The problem –
Go through the listing and set it down exactly, leaving out its pictures.
· · · · · · ·
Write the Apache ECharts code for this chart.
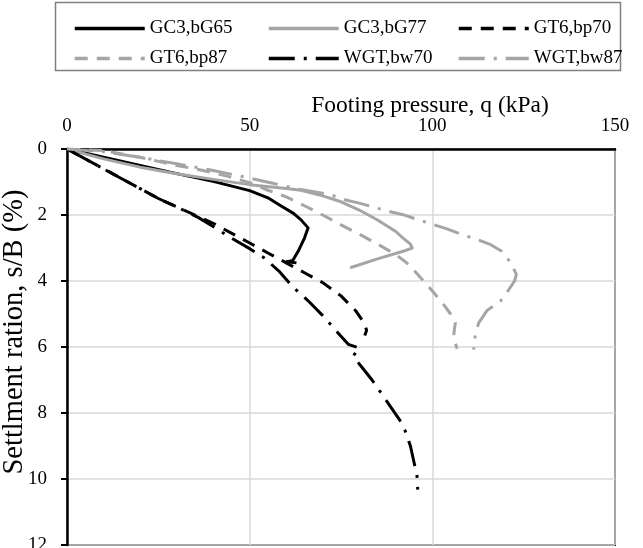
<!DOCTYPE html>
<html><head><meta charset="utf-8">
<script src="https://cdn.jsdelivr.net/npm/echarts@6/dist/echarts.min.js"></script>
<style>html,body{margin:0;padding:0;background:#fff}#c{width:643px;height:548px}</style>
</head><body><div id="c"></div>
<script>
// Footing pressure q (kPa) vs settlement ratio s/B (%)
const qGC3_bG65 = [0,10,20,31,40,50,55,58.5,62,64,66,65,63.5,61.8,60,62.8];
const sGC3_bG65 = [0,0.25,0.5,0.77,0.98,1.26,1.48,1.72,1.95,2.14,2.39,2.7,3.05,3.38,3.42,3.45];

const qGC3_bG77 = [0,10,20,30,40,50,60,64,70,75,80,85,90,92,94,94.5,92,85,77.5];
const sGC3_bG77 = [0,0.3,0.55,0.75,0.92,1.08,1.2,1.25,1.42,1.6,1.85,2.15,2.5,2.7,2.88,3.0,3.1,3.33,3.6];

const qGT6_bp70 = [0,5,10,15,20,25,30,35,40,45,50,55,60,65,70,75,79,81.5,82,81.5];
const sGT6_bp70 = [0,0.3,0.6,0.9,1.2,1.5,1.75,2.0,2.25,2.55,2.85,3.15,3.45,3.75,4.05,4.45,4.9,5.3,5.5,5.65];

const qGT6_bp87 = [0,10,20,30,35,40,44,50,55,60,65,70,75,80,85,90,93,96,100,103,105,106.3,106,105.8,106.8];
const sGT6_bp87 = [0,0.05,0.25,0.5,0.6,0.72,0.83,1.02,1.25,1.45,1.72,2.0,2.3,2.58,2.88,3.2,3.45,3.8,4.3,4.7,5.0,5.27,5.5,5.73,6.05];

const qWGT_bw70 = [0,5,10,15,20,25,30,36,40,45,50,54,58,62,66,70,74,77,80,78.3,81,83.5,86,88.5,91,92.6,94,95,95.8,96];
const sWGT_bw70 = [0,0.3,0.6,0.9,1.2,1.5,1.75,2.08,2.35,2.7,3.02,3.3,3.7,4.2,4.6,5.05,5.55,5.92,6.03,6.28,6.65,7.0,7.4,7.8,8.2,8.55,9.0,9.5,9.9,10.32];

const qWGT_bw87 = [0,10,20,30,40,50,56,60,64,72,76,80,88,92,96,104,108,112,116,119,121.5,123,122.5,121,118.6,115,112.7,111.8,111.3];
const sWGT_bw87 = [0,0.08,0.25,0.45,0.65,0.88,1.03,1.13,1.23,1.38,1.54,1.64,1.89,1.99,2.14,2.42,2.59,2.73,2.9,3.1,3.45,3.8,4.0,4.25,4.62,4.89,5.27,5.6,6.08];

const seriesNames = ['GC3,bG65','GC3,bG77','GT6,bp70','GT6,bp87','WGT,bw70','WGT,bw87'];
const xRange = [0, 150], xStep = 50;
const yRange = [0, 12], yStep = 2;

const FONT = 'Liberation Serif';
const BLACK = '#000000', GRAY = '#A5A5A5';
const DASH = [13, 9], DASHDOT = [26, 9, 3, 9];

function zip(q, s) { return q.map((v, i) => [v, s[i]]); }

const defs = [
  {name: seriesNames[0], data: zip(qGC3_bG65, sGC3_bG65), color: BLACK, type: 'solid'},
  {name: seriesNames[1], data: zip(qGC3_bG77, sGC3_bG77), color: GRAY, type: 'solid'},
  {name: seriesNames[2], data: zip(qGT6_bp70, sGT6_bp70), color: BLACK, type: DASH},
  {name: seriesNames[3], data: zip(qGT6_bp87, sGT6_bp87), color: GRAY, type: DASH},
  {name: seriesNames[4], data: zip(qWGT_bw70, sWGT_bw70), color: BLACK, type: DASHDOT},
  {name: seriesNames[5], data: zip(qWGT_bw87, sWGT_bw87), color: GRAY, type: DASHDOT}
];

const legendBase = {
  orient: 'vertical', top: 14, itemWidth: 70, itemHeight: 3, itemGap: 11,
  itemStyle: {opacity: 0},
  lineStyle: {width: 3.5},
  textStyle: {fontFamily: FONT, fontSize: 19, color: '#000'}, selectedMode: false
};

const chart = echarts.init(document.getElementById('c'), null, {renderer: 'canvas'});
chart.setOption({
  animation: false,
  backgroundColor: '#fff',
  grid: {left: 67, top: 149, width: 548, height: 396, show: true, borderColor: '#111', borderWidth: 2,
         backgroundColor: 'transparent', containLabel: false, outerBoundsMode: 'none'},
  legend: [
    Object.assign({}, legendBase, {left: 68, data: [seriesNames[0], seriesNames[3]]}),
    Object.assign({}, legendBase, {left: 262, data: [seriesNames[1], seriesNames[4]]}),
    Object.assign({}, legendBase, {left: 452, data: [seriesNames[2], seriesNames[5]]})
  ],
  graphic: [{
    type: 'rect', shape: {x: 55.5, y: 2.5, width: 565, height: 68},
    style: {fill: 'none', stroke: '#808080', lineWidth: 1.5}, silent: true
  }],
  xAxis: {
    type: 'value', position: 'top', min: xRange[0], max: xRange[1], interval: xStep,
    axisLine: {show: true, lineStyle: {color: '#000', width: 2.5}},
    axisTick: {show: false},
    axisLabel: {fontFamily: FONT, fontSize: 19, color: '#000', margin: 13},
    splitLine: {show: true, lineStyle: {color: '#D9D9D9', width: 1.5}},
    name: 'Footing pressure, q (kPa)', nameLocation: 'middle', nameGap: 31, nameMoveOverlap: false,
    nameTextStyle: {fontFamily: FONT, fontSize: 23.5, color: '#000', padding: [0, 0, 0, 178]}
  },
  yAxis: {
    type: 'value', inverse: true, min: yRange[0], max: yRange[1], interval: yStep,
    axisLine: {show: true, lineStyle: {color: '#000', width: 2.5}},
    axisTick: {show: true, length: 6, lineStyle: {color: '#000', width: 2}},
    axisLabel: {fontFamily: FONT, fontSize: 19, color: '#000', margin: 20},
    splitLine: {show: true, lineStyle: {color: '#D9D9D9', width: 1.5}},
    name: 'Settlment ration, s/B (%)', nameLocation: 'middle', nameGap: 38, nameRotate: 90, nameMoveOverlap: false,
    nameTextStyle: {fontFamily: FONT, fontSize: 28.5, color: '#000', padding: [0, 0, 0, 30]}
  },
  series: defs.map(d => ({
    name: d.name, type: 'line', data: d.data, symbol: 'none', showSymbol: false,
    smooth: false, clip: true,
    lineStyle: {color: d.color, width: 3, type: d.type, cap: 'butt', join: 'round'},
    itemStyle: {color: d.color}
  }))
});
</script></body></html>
· · · · · · ·
Answer in full –
Write the Apache ECharts code for this chart.
<!DOCTYPE html>
<html><head><meta charset="utf-8">
<script src="https://cdn.jsdelivr.net/npm/echarts@6/dist/echarts.min.js"></script>
<style>html,body{margin:0;padding:0;background:#fff}#c{width:643px;height:548px}</style>
</head><body><div id="c"></div>
<script>
// Footing pressure q (kPa) vs settlement ratio s/B (%)
const qGC3_bG65 = [0,10,20,31,40,50,55,58.5,62,64,66,65,63.5,61.8,60,62.8];
const sGC3_bG65 = [0,0.25,0.5,0.77,0.98,1.26,1.48,1.72,1.95,2.14,2.39,2.7,3.05,3.38,3.42,3.45];

const qGC3_bG77 = [0,10,20,30,40,50,60,64,70,75,80,85,90,92,94,94.5,92,85,77.5];
const sGC3_bG77 = [0,0.3,0.55,0.75,0.92,1.08,1.2,1.25,1.42,1.6,1.85,2.15,2.5,2.7,2.88,3.0,3.1,3.33,3.6];

const qGT6_bp70 = [0,5,10,15,20,25,30,35,40,45,50,55,60,65,70,75,79,81.5,82,81.5];
const sGT6_bp70 = [0,0.3,0.6,0.9,1.2,1.5,1.75,2.0,2.25,2.55,2.85,3.15,3.45,3.75,4.05,4.45,4.9,5.3,5.5,5.65];

const qGT6_bp87 = [0,10,20,30,35,40,44,50,55,60,65,70,75,80,85,90,93,96,100,103,105,106.3,106,105.8,106.8];
const sGT6_bp87 = [0,0.05,0.25,0.5,0.6,0.72,0.83,1.02,1.25,1.45,1.72,2.0,2.3,2.58,2.88,3.2,3.45,3.8,4.3,4.7,5.0,5.27,5.5,5.73,6.05];

const qWGT_bw70 = [0,5,10,15,20,25,30,36,40,45,50,54,58,62,66,70,74,77,80,78.3,81,83.5,86,88.5,91,92.6,94,95,95.8,96];
const sWGT_bw70 = [0,0.3,0.6,0.9,1.2,1.5,1.75,2.08,2.35,2.7,3.02,3.3,3.7,4.2,4.6,5.05,5.55,5.92,6.03,6.28,6.65,7.0,7.4,7.8,8.2,8.55,9.0,9.5,9.9,10.32];

const qWGT_bw87 = [0,10,20,30,40,50,56,60,64,72,76,80,88,92,96,104,108,112,116,119,121.5,123,122.5,121,118.6,115,112.7,111.8,111.3];
const sWGT_bw87 = [0,0.08,0.25,0.45,0.65,0.88,1.03,1.13,1.23,1.38,1.54,1.64,1.89,1.99,2.14,2.42,2.59,2.73,2.9,3.1,3.45,3.8,4.0,4.25,4.62,4.89,5.27,5.6,6.08];

const seriesNames = ['GC3,bG65','GC3,bG77','GT6,bp70','GT6,bp87','WGT,bw70','WGT,bw87'];
const xRange = [0, 150], xStep = 50;
const yRange = [0, 12], yStep = 2;

const FONT = 'Liberation Serif';
const BLACK = '#000000', GRAY = '#A5A5A5';
const DASH = [13, 9], DASHDOT = [26, 9, 3, 9];

function zip(q, s) { return q.map((v, i) => [v, s[i]]); }

const defs = [
  {name: seriesNames[0], data: zip(qGC3_bG65, sGC3_bG65), color: BLACK, type: 'solid'},
  {name: seriesNames[1], data: zip(qGC3_bG77, sGC3_bG77), color: GRAY, type: 'solid'},
  {name: seriesNames[2], data: zip(qGT6_bp70, sGT6_bp70), color: BLACK, type: DASH},
  {name: seriesNames[3], data: zip(qGT6_bp87, sGT6_bp87), color: GRAY, type: DASH},
  {name: seriesNames[4], data: zip(qWGT_bw70, sWGT_bw70), color: BLACK, type: DASHDOT},
  {name: seriesNames[5], data: zip(qWGT_bw87, sWGT_bw87), color: GRAY, type: DASHDOT}
];

const legendBase = {
  orient: 'vertical', top: 14, itemWidth: 70, itemHeight: 3, itemGap: 11,
  itemStyle: {opacity: 0},
  lineStyle: {width: 3.5},
  textStyle: {fontFamily: FONT, fontSize: 19, color: '#000'}, selectedMode: false
};

const chart = echarts.init(document.getElementById('c'), null, {renderer: 'canvas'});
chart.setOption({
  animation: false,
  backgroundColor: '#fff',
  grid: {left: 67, top: 149, width: 548, height: 396, show: true, borderColor: '#111', borderWidth: 2,
         backgroundColor: 'transparent', containLabel: false, outerBoundsMode: 'none'},
  legend: [
    Object.assign({}, legendBase, {left: 68, data: [seriesNames[0], seriesNames[3]]}),
    Object.assign({}, legendBase, {left: 262, data: [seriesNames[1], seriesNames[4]]}),
    Object.assign({}, legendBase, {left: 452, data: [seriesNames[2], seriesNames[5]]})
  ],
  graphic: [{
    type: 'rect', shape: {x: 55.5, y: 2.5, width: 565, height: 68},
    style: {fill: 'none', stroke: '#808080', lineWidth: 1.5}, silent: true
  }],
  xAxis: {
    type: 'value', position: 'top', min: xRange[0], max: xRange[1], interval: xStep,
    axisLine: {show: true, lineStyle: {color: '#000', width: 2.5}},
    axisTick: {show: false},
    axisLabel: {fontFamily: FONT, fontSize: 19, color: '#000', margin: 13},
    splitLine: {show: true, lineStyle: {color: '#D9D9D9', width: 1.5}},
    name: 'Footing pressure, q (kPa)', nameLocation: 'middle', nameGap: 31, nameMoveOverlap: false,
    nameTextStyle: {fontFamily: FONT, fontSize: 23.5, color: '#000', padding: [0, 0, 0, 178]}
  },
  yAxis: {
    type: 'value', inverse: true, min: yRange[0], max: yRange[1], interval: yStep,
    axisLine: {show: true, lineStyle: {color: '#000', width: 2.5}},
    axisTick: {show: true, length: 6, lineStyle: {color: '#000', width: 2}},
    axisLabel: {fontFamily: FONT, fontSize: 19, color: '#000', margin: 20},
    splitLine: {show: true, lineStyle: {color: '#D9D9D9', width: 1.5}},
    name: 'Settlment ration, s/B (%)', nameLocation: 'middle', nameGap: 38, nameRotate: 90, nameMoveOverlap: false,
    nameTextStyle: {fontFamily: FONT, fontSize: 28.5, color: '#000', padding: [0, 0, 0, 30]}
  },
  series: defs.map(d => ({
    name: d.name, type: 'line', data: d.data, symbol: 'none', showSymbol: false,
    smooth: false, clip: true,
    lineStyle: {color: d.color, width: 3, type: d.type, cap: 'butt', join: 'round'},
    itemStyle: {color: d.color}
  }))
});
</script></body></html>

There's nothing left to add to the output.